Wir beleuchten hier die Möglichkeit vorsätzlicher Fehler zum Thema Sprachnachweis als Einreisevoraussetzung beim Ehegattennachzug.
Auf Seite 124 werden Sprachprüfungen in Heimatländern mit Bestehensquoten um die 65 % thematisiert. Eine Aufschlüsselung in Erst- und Zweitversuche findet unserer Meinung nach absichtlich nicht statt. Denn die Darstellung mit Bestehensquoten statt Durchfallquoten beim Erst- und Zweitversuch deutet auf eine absichtliche Verzerrung der Ergebnisse hin. Vielmehr ist bei einer Bestehensquote von 65%, dass die Durchfallquote im Erstversuch bei nur 50% lag.

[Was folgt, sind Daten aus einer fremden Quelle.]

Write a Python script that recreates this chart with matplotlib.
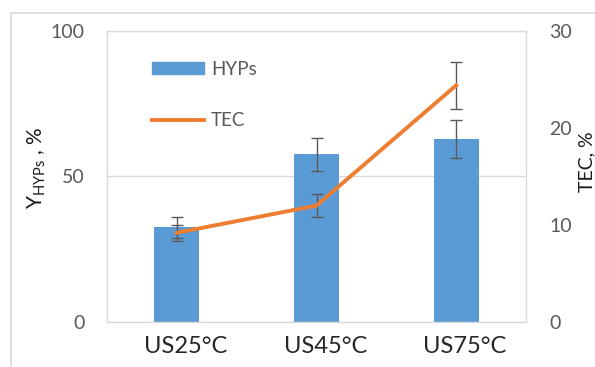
import matplotlib
matplotlib.use("Agg")
import matplotlib.pyplot as plt
import matplotlib.transforms as mtransforms
from matplotlib.lines import Line2D
import numpy as np

plt.rcParams['font.family'] = ['Lato', 'DejaVu Sans']

categories = ["US25°C", "US45°C", "US75°C"]
hyps = [32.6, 57.7, 62.9]
hyps_err = [3.6, 5.7, 6.5]
tec = [9.2, 12.0, 24.4]
tec_err = [0.8, 1.2, 2.4]

W, H = 595, 367
fig = plt.figure(figsize=(W / 100, H / 100), dpi=100)

# plot area in pixel coordinates
left, right, top, bottom = 107, 526, 31, 322
ax = fig.add_axes([left / W, 1 - bottom / H, (right - left) / W, (bottom - top) / H])

bar_color = "#5B9BD5"
line_color = "#ED7D31"
err_color = "#595959"
tick_color = "#595959"
frame_color = "#D9D9D9"

x = np.arange(len(categories))
ax.bar(x, hyps, width=0.32, color=bar_color, label="HYPs", zorder=2)
ax.errorbar(x, hyps, yerr=hyps_err, fmt="none", ecolor=err_color,
            elinewidth=1.0, capsize=4, capthick=1.0, zorder=3)

ax.set_xlim(-0.5, 2.5)
ax.set_ylim(0, 100)
ax.set_yticks([0, 50, 100])
ax.yaxis.grid(True, color=frame_color, linewidth=1.0)
ax.set_axisbelow(True)
ax.set_xticks(x)
ax.set_xticklabels(categories)
ax.tick_params(axis="x", length=0, pad=10, labelsize=17, labelcolor="#262626")
ax.tick_params(axis="y", length=0, pad=16, labelsize=14, labelcolor=tick_color)
for lab in ax.get_xticklabels():
    lab.set_transform(lab.get_transform() +
                      mtransforms.ScaledTranslation(9 / 100, 0, fig.dpi_scale_trans))
for s in ax.spines.values():
    s.set_color(frame_color)
    s.set_linewidth(1.0)

ax2 = ax.twinx()
ax2.set_ylim(0, 30)
ax2.set_yticks([0, 10, 20, 30])
ax2.tick_params(axis="y", length=0, pad=17, labelsize=14, labelcolor=tick_color)
for s in ax2.spines.values():
    s.set_visible(False)
ax2.errorbar(x, tec, yerr=tec_err, fmt="none", ecolor=err_color,
             elinewidth=1.0, capsize=4, capthick=1.0, zorder=3)
ax2.plot(x, tec, color=line_color, linewidth=2.8, label="TEC",
         solid_joinstyle="miter", zorder=4)

handles = [plt.Rectangle((0, 0), 1, 1, color=bar_color),
           Line2D([], [], color=line_color, linewidth=2.8)]
leg = ax.legend(handles, ["HYPs", "TEC"], loc="upper left",
                bbox_to_anchor=(0.107, 0.898), frameon=False, fontsize=13.5,
                handlelength=2.8, handleheight=0.6, handletextpad=0.35,
                labelspacing=1.85, borderpad=0, borderaxespad=0)
for t in leg.get_texts():
    t.set_color(tick_color)

fig.text(37 / W, 1 - 168 / H, r"Y$_{\mathregular{HYPs}}$ , %", rotation=90,
         ha="center", va="center", fontsize=15, color="#1a1a1a")
fig.text(587 / W, 1 - 162 / H, "TEC, %", rotation=90,
         ha="center", va="center", fontsize=14, color="#1a1a1a")

# outer chart-area border
fig.add_artist(Line2D([11 / W, 1.0], [1 - 13 / H, 1 - 13 / H],
                      transform=fig.transFigure, color=frame_color, linewidth=1.2))
fig.add_artist(Line2D([11 / W, 11 / W], [0, 1 - 13 / H],
                      transform=fig.transFigure, color=frame_color, linewidth=1.2))

fig.savefig("out.png", dpi=100)
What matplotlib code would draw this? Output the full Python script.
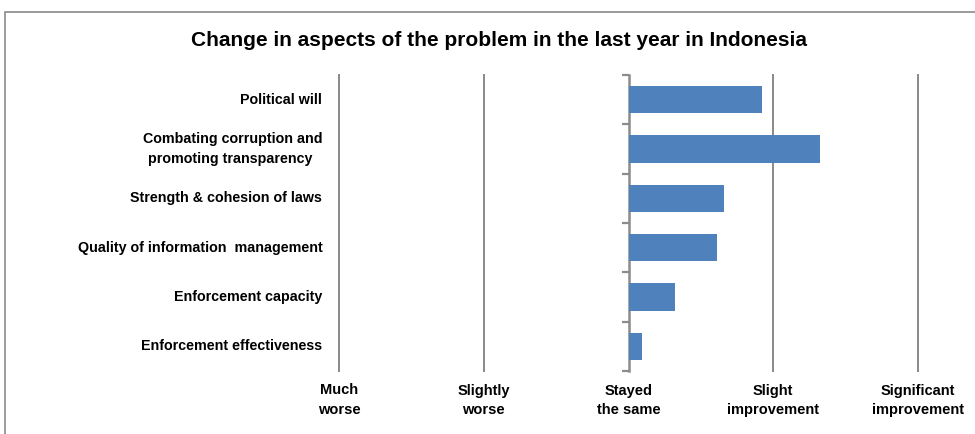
import matplotlib.pyplot as plt
import matplotlib.patches as patches
from matplotlib.ticker import FixedLocator

plt.rcParams['font.family'] = ['Liberation Sans', 'DejaVu Sans']

# aspects, top to bottom
aspects = ['Political will',
           'Combating corruption and\npromoting transparency ',
           'Strength & cohesion of laws',
           'Quality of information  management',
           'Enforcement capacity',
           'Enforcement effectiveness']
scores = [0.92, 1.32, 0.66, 0.61, 0.32, 0.09]

scale_ticks = [-2, -1, 0, 1, 2]
scale_labels = ['Much\nworse', 'Slightly\nworse', 'Stayed\nthe same',
                'Slight\nimprovement', 'Significant\nimprovement']

bar_color = '#4F81BD'
line_color = '#8C8C8C'

fig = plt.figure(figsize=(9.75, 4.34), dpi=100)
ax = fig.add_axes([339 / 975, 1 - 371 / 434, 579 / 975, 296 / 434])

# outer chart frame
fig.patches.append(patches.Rectangle((5 / 975, -0.1), 1.2, 1 - 12 / 434 + 0.1,
                                     transform=fig.transFigure, fill=False,
                                     edgecolor='#8A8A8A', linewidth=1.2))

n = len(aspects)
ypos = [n - 1 - i for i in range(n)]
ax.barh(ypos, scores, height=0.55, color=bar_color, zorder=3)

ax.set_xlim(-2, 2)
ax.set_ylim(-0.5, n - 0.5)

# vertical gridlines (edge ones must not be clipped)
for x in [-2, -1, 1, 2]:
    ax.axvline(x, color=line_color, linewidth=1.44, zorder=1, clip_on=False)

for s in ['top', 'right', 'bottom']:
    ax.spines[s].set_visible(False)
ax.spines['left'].set_position(('data', 0))
ax.spines['left'].set_color(line_color)
ax.spines['left'].set_linewidth(1.8)

# category boundary ticks on the zero axis
ax.yaxis.set_major_locator(FixedLocator([i - 0.5 for i in range(n + 1)]))
ax.tick_params(axis='y', direction='out', length=5, width=1.6,
               color=line_color, labelleft=False)

ax.set_xticks(scale_ticks)
ax.set_xticklabels(scale_labels, fontsize=10.5, fontweight='bold',
                   linespacing=1.5)
ax.tick_params(axis='x', length=0, pad=9)

for y, label in zip(ypos, aspects):
    ax.annotate(label, xy=(-2, y), xytext=(-12, 0), textcoords='offset points',
                ha='right', va='center', multialignment='center',
                fontsize=10.3, fontweight='bold', linespacing=1.55)

fig.text(499 / 975, 1 - 40 / 434,
         'Change in aspects of the problem in the last year in Indonesia',
         ha='center', va='center', fontsize=15, fontweight='bold')

fig.savefig('out.png', dpi=100)
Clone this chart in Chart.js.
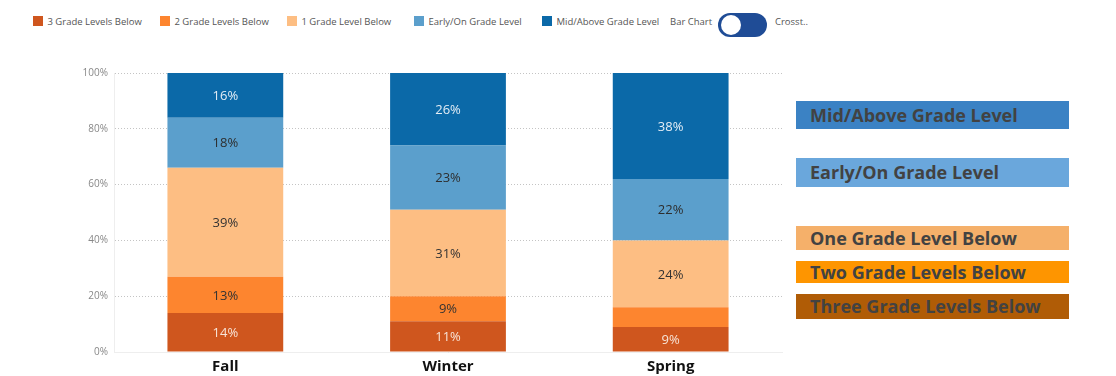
<!DOCTYPE html>
<html>
<head>
<meta charset="utf-8">
<script src="https://cdn.jsdelivr.net/npm/chart.js@4"></script>
<style>
  body { margin: 0; background: #fff; width: 1116px; height: 376px; overflow: hidden; position: relative; font-family: "Open Sans", sans-serif; }
  #wrap { position: absolute; left: 0; top: 56px; width: 792px; height: 320px; }
  .leg { position: absolute; top: 16px; font-size: 9.5px; color: #555; white-space: nowrap; line-height: 12px; }
  .leg i { display: inline-block; width: 10px; height: 10px; vertical-align: -1px; margin-right: 2px; }
  .toggle { position: absolute; left: 718px; top: 13px; width: 49px; height: 24px; border-radius: 12px; background: #1f4c96; }
  .toggle b { position: absolute; left: 3px; top: 2px; width: 20px; height: 20px; border-radius: 50%; background: #fff; }
  .box { position: absolute; left: 796px; width: 273px; font-family: "Open Sans", sans-serif; font-weight: 700; font-size: 18px; color: #424242; padding-left: 14px; box-sizing: border-box; white-space: nowrap; }
</style>
</head>
<body>
<div id="legend"></div>
<div class="leg" style="left:670px">Bar Chart</div>
<div class="toggle"><b></b></div>
<div class="leg" style="left:775px">Crosst..</div>
<div id="boxes"></div>
<div id="wrap"><canvas id="chart"></canvas></div>
<script>
const terms = ['Fall', 'Winter', 'Spring'];
const levels = ['3 Grade Levels Below', '2 Grade Levels Below', '1 Grade Level Below', 'Early/On Grade Level', 'Mid/Above Grade Level'];
const threeBelow = [14, 11, 9];
const twoBelow = [13, 9, 7];
const oneBelow = [39, 31, 24];
const earlyOn = [18, 23, 22];
const midAbove = [16, 26, 38];
const yTicks = [0, 20, 40, 60, 80, 100];

const colors = ['#cf561e', '#fd852f', '#fdbe83', '#5b9fcc', '#0b69a8'];
const labelColors = ['#f7e4d8', '#333333', '#333333', '#2e2e2e', '#e4edf5'];
const series = [threeBelow, twoBelow, oneBelow, earlyOn, midAbove];

// top legend
const legX = [33, 160, 287, 414, 542];
document.getElementById('legend').innerHTML = levels.map((l, i) =>
  `<div class="leg" style="left:${legX[i]}px"><i style="background:${colors[i]}"></i> ${l}</div>`).join('');

// right side key boxes
const keys = [
  { text: 'Mid/Above Grade Level', color: '#3b82c4', top: 101, h: 28 },
  { text: 'Early/On Grade Level', color: '#6aa7dc', top: 158, h: 29 },
  { text: 'One Grade Level Below', color: '#f5b06a', top: 226, h: 24 },
  { text: 'Two Grade Levels Below', color: '#fe9500', top: 261, h: 22 },
  { text: 'Three Grade Levels Below', color: '#b05c06', top: 294, h: 25 }
];
document.getElementById('boxes').innerHTML = keys.map(k =>
  `<div class="box" style="top:${k.top}px;height:${k.h}px;line-height:${k.h}px;background:${k.color}">${k.text}</div>`).join('');

const segLabels = {
  id: 'segLabels',
  afterDatasetsDraw(chart) {
    const ctx = chart.ctx;
    ctx.save();
    ctx.font = '13px "Open Sans", sans-serif';
    ctx.textAlign = 'center';
    ctx.textBaseline = 'middle';
    chart.data.datasets.forEach((ds, di) => {
      chart.getDatasetMeta(di).data.forEach((bar, i) => {
        const v = ds.data[i];
        if (v < 8) return;
        ctx.fillStyle = labelColors[di];
        ctx.fillText(v + '%', bar.x, (bar.y + bar.base) / 2 + 1);
      });
    });
    ctx.restore();
  }
};

new Chart(document.getElementById('chart'), {
  type: 'bar',
  data: {
    labels: terms,
    datasets: series.map((d, i) => ({
      label: levels[i],
      data: d,
      backgroundColor: colors[i],
      borderWidth: 0,
      categoryPercentage: 1,
      barPercentage: 0.52
    }))
  },
  options: {
    responsive: true,
    maintainAspectRatio: false,
    animation: false,
    layout: { padding: { top: 17, right: 10, bottom: 0, left: 0 } },
    plugins: { legend: { display: false }, tooltip: { enabled: false } },
    scales: {
      x: {
        stacked: true,
        grid: { display: false, drawTicks: false },
        border: { color: '#eeeeee' },
        ticks: { color: '#111', font: { family: '"Open Sans", sans-serif', size: 15, weight: 'bold' }, padding: 6 },
        afterFit(s) { s.height = 24; }
      },
      y: {
        stacked: true,
        min: 0,
        max: 100,
        afterBuildTicks(s) { s.ticks = yTicks.map(v => ({ value: v })); },
        grid: { color: '#c4c4c4', drawTicks: false },
        border: { color: '#eeeeee', dash: [1, 2] },
        ticks: { color: '#888', font: { family: '"Open Sans", sans-serif', size: 10 }, padding: 6, callback: v => v + '%' },
        afterFit(s) { s.width = 114; }
      }
    }
  },
  plugins: [segLabels]
});
</script>
</body>
</html>
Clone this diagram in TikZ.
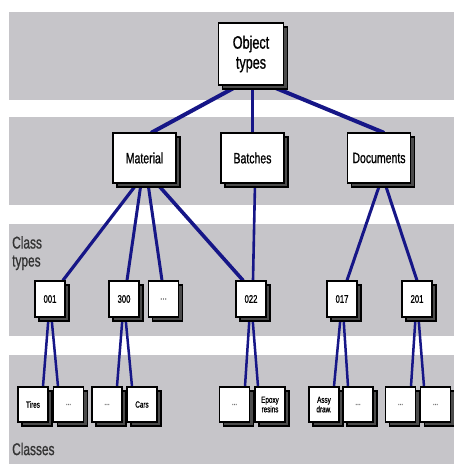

Es wurde die Formulierung „Die notwendigen Sprachkenntnisse werden in der Regel durch die erfolgreiche Teilnahme an einem anerkannten Sprachkurs im Herkunftsland nachgewiesen“ gewählt, jedoch sind in vielen Herkunftsländern weder Vor-Ort-Sprachkurse noch Sprachprüfungen verfügbar.
Auch werden „Ausnahmen von dieser Regelung […] in der Infobox im Rahmen der Einleitung zu Kapitel 3.5 erläutert“. Die erwähnte Infobox auf Seite 115 des Migrationsberichts enthält jedoch nicht alle Ausnahmegründe. Die Beschriftung sowie die vorher getroffene Aussage sind somit nachweislich falsch.
Besonders anzumerken ist hier, dass z. B. der Wegfall des Sprachnachweises für freizügigkeitsberechtigte Familienangehörige von Unionsbürgern nicht aufgeführt wurde. Weder das Freizügigkeitsgesetz noch die Richtlinie 2004/38/EG werden in der dargestellten Tabelle als Ausnahmegrund aufgeführt.
Zugutegehalten werden muss jedoch, dass dies zumindest im Text von Kapitel 3.5 erwähnt wird: „Der Familiennachzug zu in Deutschland lebenden EU-Staatsangehörigen sowie zu deutschen Staatsangehörigen, die von ihrem Recht auf Freizügigkeit innerhalb der EU Gebrauch gemacht haben, richtet sich hingegen nach dem Freizügigkeitsgesetz/EU (§§ 2 ff. FreizügG/EU).“
Wenngleich dies im Freitext derart aufgeführt ist, dürfte es bei der Zielgruppe – z. B. andere Bundestagsabgeordnete – im Eifer des Gefechts dazu kommen, dass diese lediglich die Tabelle wahrnehmen und nicht die weiter entfernte Erläuterung mit dem Verweis auf das Freizügigkeitsrecht, insbesondere bei der Rückverweisung von Seite 124 auf die Tabelle auf Seite 115.
Der Aussage „Der Nachzug von Familienangehörigen dient der Herstellung und Wahrung der familiären Lebensgemeinschaft (§ 27 Abs. 1 AufenthG) unter Bezugnahme auf Art. 6 GG“ können wir im Hinblick auf die Wahrung einer bereits im Ausland geführten familiären Lebensgemeinschaft nur schmunzeln, denn meist führt diese Regelung zu einer Trennung der Ehepartner oder verhindert effektiv die Einreise beider Ehepartner.
Es erfolgt auf Seite 117 in den Erläuterungen zu den Änderungen durch das Chancen-Aufenthaltsgesetz kein Hinweis darauf, dass es durch die Änderung zu einer offensichtlichen Diskriminierung der eigenen Staatsbürger beim Sprachnachweis als Einreisevoraussetzung kommt. Dies insbesondere, da Ehepartner von ausländischen Fachkräften diesen Nachweis nicht mehr erbringen müssen, aber der Ehepartner eines rückkehrwilligen deutschen Staatsangehörigen weiterhin erbringen muss.